In praise of grechka

A buckwheat porridge is usually served with the butter. Source: Anna Kharzeeva

A buckwheat porridge is usually served with the butter. Source: Anna Kharzeeva

While every Russian is familiar with buckwheat porridge – which can be served for breakfast, lunch or dinner, the ingredients for the simple dish weren’t always so easy to come by.

This time I am making a breakfast meal I am very well acquainted with. Every kid I knew grew up on it, and I’m pretty certain all Russians have loved it at some point in their lives. It’s grechka, the ubiquitous buckwheat porridge that is served not only for breakfast but also appears as a side dish at lunch or dinner.

Buckwheat has to be sorted before cooking, and as a kid, I always had the task of picking out all the bad grains. I remember sitting at a table filled with uncooked buckwheat, talking to my mother, grandmother and brother while sifting through it – it was a bonding experience for every Soviet family.

There are different ways of cooking buckwheat, and someone adept at a particular method will insist religiously that his is the only way. The Book suggests several options for additions to buckwheat, including cooking it with butter, eggs, liver, mushrooms and onion or even brains.

When it’s ready, you’re supposed to wrap it with blankets and leave it in a warm place for a few hours. My grandmother would often disappear into the bedroom before serving breakfast or lunch, where she would unwrap a pot of porridge that had been lovingly tucked in her bed. One also had to check the bed for pots before settling in for a nap – it was a mistake you only made once.

In preparing my buckwheat porridge, I went for the simplest version: grechka with butter. It seems like all the ingredients for it should have easily been available in the Soviet era and yes, they were, but mainly in Moscow.

As a typical Muscovite, I tend to forget about the existence of the rest of Russia – not a trait I’m proud of. My mother and grandmother are also from Moscow, but my dad is from Kursk, a city about 300 miles south of Moscow, reachable by overnight train.

His mother was born in Moscow, but was evacuated from the city during World War II and wasn’t able to move back as it was very difficult to get permission to live in Moscow after the war.

The life of my dad’s parents in Kursk was quite different from that of my mom’s parents in Moscow. My Kursk grandparents couldn’t even get such basics as butter, sour cream or salami. So, my Moscow grandparents would go to the train station and bring a food parcel to give to the train conductor, which the Kursk grandparents would collect on the other end.

Trains between Moscow and Kursk would leave around midnight and arrive early in the morning – so this transfer of goods naturally required quite an effort from both sides to put that piece of butter on their morning buckwheat porridge.

I can imagine my paternal grandfather on a dark winter morning taking the bus to the train station to pick up the food before going to the local university, where he taught medicine. He probably kept his butter in a fridge at work before he could take it home.

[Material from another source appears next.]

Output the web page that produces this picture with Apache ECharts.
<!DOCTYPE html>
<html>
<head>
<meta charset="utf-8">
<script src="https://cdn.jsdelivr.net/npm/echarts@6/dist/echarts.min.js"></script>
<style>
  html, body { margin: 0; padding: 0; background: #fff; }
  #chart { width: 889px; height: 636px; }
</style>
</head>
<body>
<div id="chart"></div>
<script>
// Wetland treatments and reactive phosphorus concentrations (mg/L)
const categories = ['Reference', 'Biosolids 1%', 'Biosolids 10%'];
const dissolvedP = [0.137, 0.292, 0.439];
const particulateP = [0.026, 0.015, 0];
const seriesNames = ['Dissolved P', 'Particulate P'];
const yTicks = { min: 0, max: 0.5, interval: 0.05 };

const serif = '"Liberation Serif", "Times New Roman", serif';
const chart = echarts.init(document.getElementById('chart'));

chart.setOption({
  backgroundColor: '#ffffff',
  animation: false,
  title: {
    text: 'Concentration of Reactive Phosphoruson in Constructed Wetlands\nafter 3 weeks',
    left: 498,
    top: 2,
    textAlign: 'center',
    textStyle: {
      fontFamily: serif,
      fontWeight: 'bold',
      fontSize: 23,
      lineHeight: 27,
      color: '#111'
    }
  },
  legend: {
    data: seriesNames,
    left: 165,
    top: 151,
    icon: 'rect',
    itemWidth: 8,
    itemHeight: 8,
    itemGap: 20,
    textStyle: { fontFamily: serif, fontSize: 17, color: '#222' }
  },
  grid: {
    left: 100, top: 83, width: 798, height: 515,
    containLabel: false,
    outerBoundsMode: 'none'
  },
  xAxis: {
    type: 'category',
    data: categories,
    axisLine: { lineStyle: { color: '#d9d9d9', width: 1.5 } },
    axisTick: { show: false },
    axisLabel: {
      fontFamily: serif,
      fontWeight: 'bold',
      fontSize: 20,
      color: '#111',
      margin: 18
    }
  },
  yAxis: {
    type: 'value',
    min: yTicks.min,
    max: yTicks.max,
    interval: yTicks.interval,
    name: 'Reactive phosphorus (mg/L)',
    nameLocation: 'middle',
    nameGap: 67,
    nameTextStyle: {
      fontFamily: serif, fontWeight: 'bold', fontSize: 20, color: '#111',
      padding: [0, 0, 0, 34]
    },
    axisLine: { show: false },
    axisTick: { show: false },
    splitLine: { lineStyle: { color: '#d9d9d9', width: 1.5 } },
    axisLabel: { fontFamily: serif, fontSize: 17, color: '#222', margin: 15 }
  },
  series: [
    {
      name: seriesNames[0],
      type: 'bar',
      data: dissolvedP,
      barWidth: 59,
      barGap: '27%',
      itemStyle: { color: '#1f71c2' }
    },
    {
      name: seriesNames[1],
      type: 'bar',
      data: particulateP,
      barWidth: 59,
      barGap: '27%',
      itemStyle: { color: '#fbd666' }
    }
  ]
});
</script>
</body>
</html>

Overall, the distribution of food across the Soviet Union was appalling: “There were tour buses full of people from other cities pretending to be interested in the Kremlin and Red Square,” my grandmother said.

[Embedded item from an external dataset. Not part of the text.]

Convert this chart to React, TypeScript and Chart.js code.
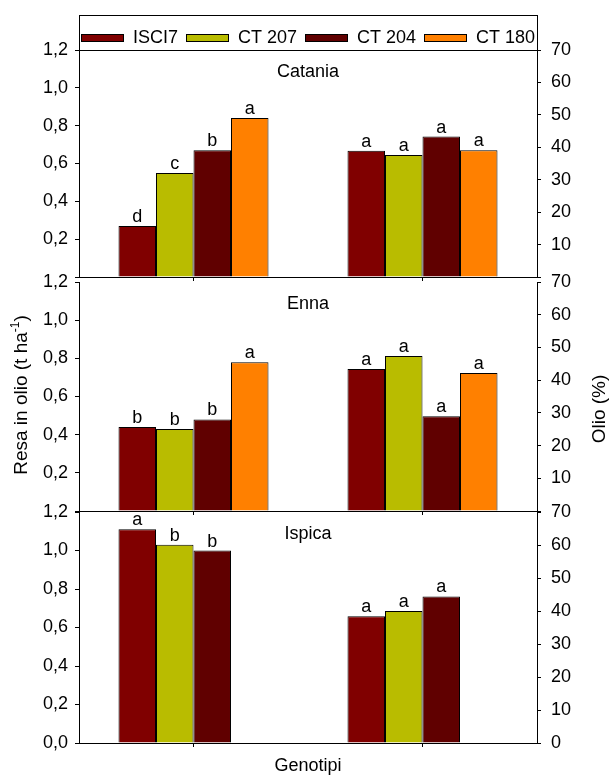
import React, { useEffect, useRef } from "react";
import { Chart, registerables } from "chart.js";

Chart.register(...registerables);

const FONT = "'Liberation Sans', Arial, Helvetica, sans-serif";
Chart.defaults.font.family = FONT;
Chart.defaults.font.size = 18;
Chart.defaults.color = "#000";

// ---- data ----
const genotypes = ["ISCI7", "CT 207", "CT 204", "CT 180"];
const colors = ["#800000", "#B9BC00", "#600000", "#FF8000"];
const groups = ["Resa in olio", "Olio"];
const sites = ["Catania", "Enna", "Ispica"];

const yieldCatania = [0.27, 0.55, 0.67, 0.84];
const oilCatania = [38.9, 37.6, 43.3, 39.1];
const yieldEnna = [0.44, 0.43, 0.48, 0.78];
const oilEnna = [43.4, 47.4, 29.0, 42.2];
const yieldIspica = [1.11, 1.03, 1.0, null];
const oilIspica = [38.4, 40.0, 44.4, null];

const lettersYieldCatania = ["d", "c", "b", "a"];
const lettersOilCatania = ["a", "a", "a", "a"];
const lettersYieldEnna = ["b", "b", "b", "a"];
const lettersOilEnna = ["a", "a", "a", "a"];
const lettersYieldIspica = ["a", "b", "b", ""];
const lettersOilIspica = ["a", "a", "a", ""];

const leftMin = 0;
const leftMax = 1.2;
const leftStep = 0.2;
const rightMin = 0;
const rightMax = 70;
const rightStep = 10;

const leftTitleMain = "Resa in olio (t ha";
const leftTitleSup = "-1";
const leftTitleEnd = ")";
const rightTitle = "Olio (%)";
const xTitle = "Genotipi";

// ---- layout ----
const W = 612;
const AXIS_LEFT_W = 79;
const AXIS_RIGHT_W = 75;

type Panel = {
  site: string;
  yieldValues: (number | null)[];
  oilValues: (number | null)[];
  yieldLetters: string[];
  oilLetters: string[];
  top: number;
  height: number;
  padTop: number;
  xHeight: number;
  showZero: boolean;
  legend?: boolean;
  axisTitles?: boolean;
  xAxisTitle?: boolean;
};

const panels: Panel[] = [
  {
    site: sites[0], yieldValues: yieldCatania, oilValues: oilCatania,
    yieldLetters: lettersYieldCatania, oilLetters: lettersOilCatania,
    top: 0, height: 299, padTop: 50, xHeight: 22, showZero: false, legend: true,
  },
  {
    site: sites[1], yieldValues: yieldEnna, oilValues: oilEnna,
    yieldLetters: lettersYieldEnna, oilLetters: lettersOilEnna,
    top: 260, height: 273, padTop: 22, xHeight: 22, showZero: false, axisTitles: true,
  },
  {
    site: sites[2], yieldValues: yieldIspica, oilValues: oilIspica,
    yieldLetters: lettersYieldIspica, oilLetters: lettersOilIspica,
    top: 490, height: 287, padTop: 22, xHeight: 34, showZero: true, xAxisTitle: true,
  },
];

function buildDatasets(p: Panel) {
  const ds: any[] = [];
  genotypes.forEach((g, k) => {
    ds.push({
      label: g, stack: g, yAxisID: "y",
      data: [p.yieldValues[k], null],
      letters: [p.yieldLetters[k], ""],
      backgroundColor: colors[k], borderColor: "#000", borderWidth: 1,
    });
    ds.push({
      label: g, stack: g, yAxisID: "y2",
      data: [null, p.oilValues[k]],
      letters: ["", p.oilLetters[k]],
      backgroundColor: colors[k], borderColor: "#000", borderWidth: 1,
    });
  });
  return ds;
}

const lettersPlugin = {
  id: "letters",
  afterDatasetsDraw(chart: any) {
    const ctx = chart.ctx;
    ctx.save();
    ctx.font = `18px ${FONT}`;
    ctx.fillStyle = "#000";
    ctx.textAlign = "center";
    ctx.textBaseline = "alphabetic";
    chart.data.datasets.forEach((ds: any, di: number) => {
      const meta = chart.getDatasetMeta(di);
      meta.data.forEach((el: any, i: number) => {
        const v = ds.data[i];
        const t = ds.letters ? ds.letters[i] : "";
        if (v === null || v === undefined || !t) return;
        ctx.fillText(t, el.x, el.y - 4);
      });
    });
    ctx.restore();
  },
};

function makeSitePlugin(p: Panel) {
  return {
    id: "siteTitle",
    afterDraw(chart: any) {
      const ctx = chart.ctx;
      const ca = chart.chartArea;
      ctx.save();
      ctx.font = `18px ${FONT}`;
      ctx.fillStyle = "#000";
      ctx.textAlign = "center";
      ctx.textBaseline = "alphabetic";
      ctx.fillText(p.site, (ca.left + ca.right) / 2, ca.top + 27);
      ctx.restore();
    },
  };
}

const legendPlugin = {
  id: "boxLegend",
  afterDraw(chart: any) {
    const ctx = chart.ctx;
    const ca = chart.chartArea;
    const boxTop = 15;
    ctx.save();
    ctx.strokeStyle = "#000";
    ctx.lineWidth = 1;
    ctx.strokeRect(Math.round(ca.left) + 0.5, boxTop + 0.5, Math.round(ca.right) - Math.round(ca.left), Math.round(ca.top) - boxTop);
    ctx.font = `18px ${FONT}`;
    const bw = 43, bh = 8, gapText = 9, gapItem = 8;
    const widths = genotypes.map((g) => ctx.measureText(g).width);
    const total = widths.reduce((a, b) => a + b, 0) + genotypes.length * (bw + gapText) + (genotypes.length - 1) * gapItem;
    let x = (ca.left + ca.right) / 2 - total / 2;
    const cy = 38;
    ctx.textBaseline = "middle";
    ctx.textAlign = "left";
    genotypes.forEach((g, k) => {
      ctx.fillStyle = colors[k];
      ctx.fillRect(Math.round(x), cy - bh / 2, bw, bh);
      ctx.strokeRect(Math.round(x) + 0.5, cy - bh / 2 + 0.5, bw - 1, bh - 1);
      ctx.fillStyle = "#000";
      ctx.fillText(g, x + bw + gapText, cy);
      x += bw + gapText + widths[k] + gapItem;
    });
    ctx.restore();
  },
};

function makeAxisTitlesPlugin(p: Panel) {
  return {
    id: "axisTitles",
    afterDraw(chart: any) {
      const ctx = chart.ctx;
      ctx.save();
      ctx.fillStyle = "#000";
      ctx.textBaseline = "middle";
      ctx.textAlign = "left";
      const mainFont = `19px ${FONT}`;
      const supFont = `12px ${FONT}`;
      ctx.font = mainFont;
      const w1 = ctx.measureText(leftTitleMain).width;
      const w3 = ctx.measureText(leftTitleEnd).width;
      ctx.font = supFont;
      const w2 = ctx.measureText(leftTitleSup).width;
      const tot = w1 + w2 + w3;
      ctx.save();
      ctx.translate(22, 395 - p.top);
      ctx.rotate(-Math.PI / 2);
      let x = -tot / 2;
      ctx.font = mainFont;
      ctx.fillText(leftTitleMain, x, 0);
      x += w1;
      ctx.font = supFont;
      ctx.fillText(leftTitleSup, x, -6);
      x += w2;
      ctx.font = mainFont;
      ctx.fillText(leftTitleEnd, x, 0);
      ctx.restore();
      ctx.save();
      ctx.translate(600, 409 - p.top);
      ctx.rotate(-Math.PI / 2);
      ctx.font = mainFont;
      ctx.textAlign = "center";
      ctx.fillText(rightTitle, 0, 0);
      ctx.restore();
      ctx.restore();
    },
  };
}

function buildConfig(p: Panel): any {
  const plugins: any[] = [lettersPlugin, makeSitePlugin(p)];
  if (p.legend) plugins.push(legendPlugin);
  if (p.axisTitles) plugins.push(makeAxisTitlesPlugin(p));
  const gridCommon = {
    drawOnChartArea: false,
    drawTicks: true,
    tickLength: 4,
    color: "#000",
    lineWidth: 1,
  };
  return {
    type: "bar",
    data: { labels: groups, datasets: buildDatasets(p) },
    plugins,
    options: {
      animation: false,
      responsive: false,
      devicePixelRatio: 1,
      layout: { padding: { top: p.padTop, left: 0, right: 0, bottom: 0 } },
      datasets: { bar: { categoryPercentage: 0.655, barPercentage: 1 } },
      plugins: {
        legend: { display: false },
        tooltip: { enabled: false },
        title: { display: false },
      },
      scales: {
        x: {
          type: "category",
          offset: true,
          grid: { ...gridCommon, offset: false },
          border: { display: true, color: "#000", width: 1 },
          ticks: { display: false },
          title: {
            display: !!p.xAxisTitle,
            text: xTitle,
            color: "#000",
            font: { size: 18 },
            padding: { top: 0, bottom: 0 },
          },
          afterFit: (s: any) => { s.height = p.xHeight; },
        },
        y: {
          position: "left",
          min: leftMin,
          max: leftMax,
          stacked: false,
          grid: gridCommon,
          border: { display: true, color: "#000", width: 1 },
          ticks: {
            stepSize: leftStep,
            padding: 7,
            color: "#000",
            font: { size: 18 },
            callback: (v: any) => {
              const n = Number(v);
              if (!p.showZero && Math.abs(n) < 1e-9) return "";
              return n.toFixed(1).replace(".", ",");
            },
          },
          afterFit: (s: any) => { s.width = AXIS_LEFT_W; },
        },
        y2: {
          position: "right",
          min: rightMin,
          max: rightMax,
          stacked: false,
          grid: gridCommon,
          border: { display: true, color: "#000", width: 1 },
          ticks: {
            stepSize: rightStep,
            padding: 10,
            color: "#000",
            font: { size: 18 },
            callback: (v: any) => {
              const n = Number(v);
              if (!p.showZero && Math.abs(n) < 1e-9) return "";
              return String(Math.round(n));
            },
          },
          afterFit: (s: any) => { s.width = AXIS_RIGHT_W; },
        },
      },
    },
  };
}

function PanelCanvas({ p }: { p: Panel }) {
  const ref = useRef<HTMLCanvasElement | null>(null);
  useEffect(() => {
    if (!ref.current) return;
    const chart = new Chart(ref.current, buildConfig(p));
    return () => chart.destroy();
  }, [p]);
  return (
    <canvas
      ref={ref}
      width={W}
      height={p.height}
      style={{ position: "absolute", left: 0, top: p.top, width: W, height: p.height, display: "block" }}
    />
  );
}

export default function App() {
  return (
    <div style={{ position: "absolute", left: 0, top: 0, width: W, height: 777, background: "#fff" }}>
      {panels.map((p, i) => (
        <PanelCanvas key={i} p={p} />
      ))}
    </div>
  );
}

“They all came to Moscow to shop for food – salami, sausages, tea, everything. All the things they couldn’t get at home. We locals would always be annoyed at the out-of-towners snipping off the last piece of bone with a trace of meat on it in the shop.”

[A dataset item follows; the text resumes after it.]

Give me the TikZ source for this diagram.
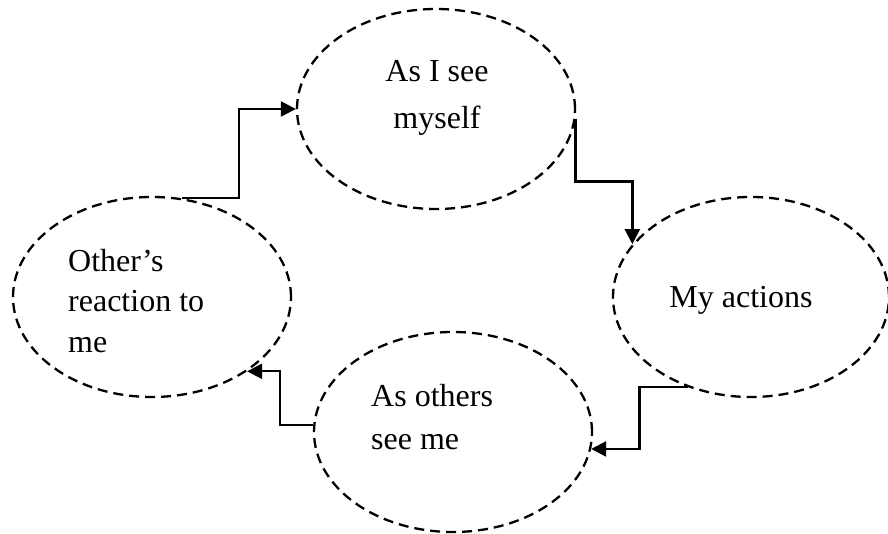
\documentclass[tikz,border=0pt]{standalone}
\usepackage{fontspec}
\setmainfont{Liberation Serif}
\usepackage{tikz}
\usetikzlibrary{calc,shapes.geometric,arrows.meta}

\begin{document}
\begin{tikzpicture}[x=1pt, y=1pt,
  bubble/.style={ellipse, draw=black, line width=2.3pt, dash pattern=on 10pt off 6pt,
    minimum width=278pt, minimum height=200pt, inner sep=0pt},
  words/.style={font=\fontsize{32}{43}\selectfont, inner sep=0pt},
  link/.style={draw=black, line width=2.3pt, -{Triangle[length=15pt,width=15pt]}}]
  \useasboundingbox (0,0) rectangle (888,-534);
  \node[bubble] (self) at (436,-109) {};
  \node[bubble, minimum width=276pt] (act) at (751,-297) {};
  \node[bubble] (others) at (453,-432) {};
  \node[bubble] (other) at (152,-297) {};
  \node[words, align=center, font=\fontsize{32}{47}\selectfont] (self-t) at (437,-98) {As I see\\myself};
  \node[words] (act-t) at (741,-300) {My actions};
  \node[words, align=left, anchor=west] (others-t) at (371,-417) {As others\\see me};
  \node[words, align=left, anchor=west, font=\fontsize{32}{40.5}\selectfont] (other-t) at (68,-301) {Other’s\\reaction to\\me};
  \draw[link] (other.73) -| ($(other.73)!.5!(self.west)$) |- (self.west);
  \draw[link] (self.-4) |- ($(self.-4)!.5!(act.156)$) -| (act.156);
  \draw[link] (act.235) -| ($(act.235)!.5!(others.-7)$) |- (others.-7);
  \draw[link] (others.177) -| ($(others.177)!.5!(other.-38)$) |- (other.-38);
\end{tikzpicture}
\end{document}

There was even a joke that U.S. President Jimmy Carter asked Soviet leader Leonid Brezhnev, “How do you distribute food in such a big country?” Brezhnev supposedly replied, “That’s easy. We just bring it all to Moscow and then the people come here and distribute it themselves.”

The grechka I made turned out nicely – although not as good as my grandmother’s: I didn’t have the time to let it steep in warm sheets. It does need a lot of butter, as otherwise it’s very dry.

Lucky for me that despite the sanctions, it’s still possible to buy French and Finnish butter in a few Moscow shops, so I don’t have to go to the train station to wait for the train from Helsinki to get some – at least not for now.

Buckwheat porridge

The recipe from the Soviet Cook Book, page 228. Click to enlarge the image

Bring a pot of salted water to a boil. Add buckwheat and cook, stirring, until thick – about 15-20 minutes. When the porridge is thick, cover tightly with a lid and remove from heat. Let sit in a warm place 3-4 hours. Add butter before serving.

For 2 cups of uncooked buckwheat, use 3 cups of water, 1 teaspoon salt and 2 tablespoons butter.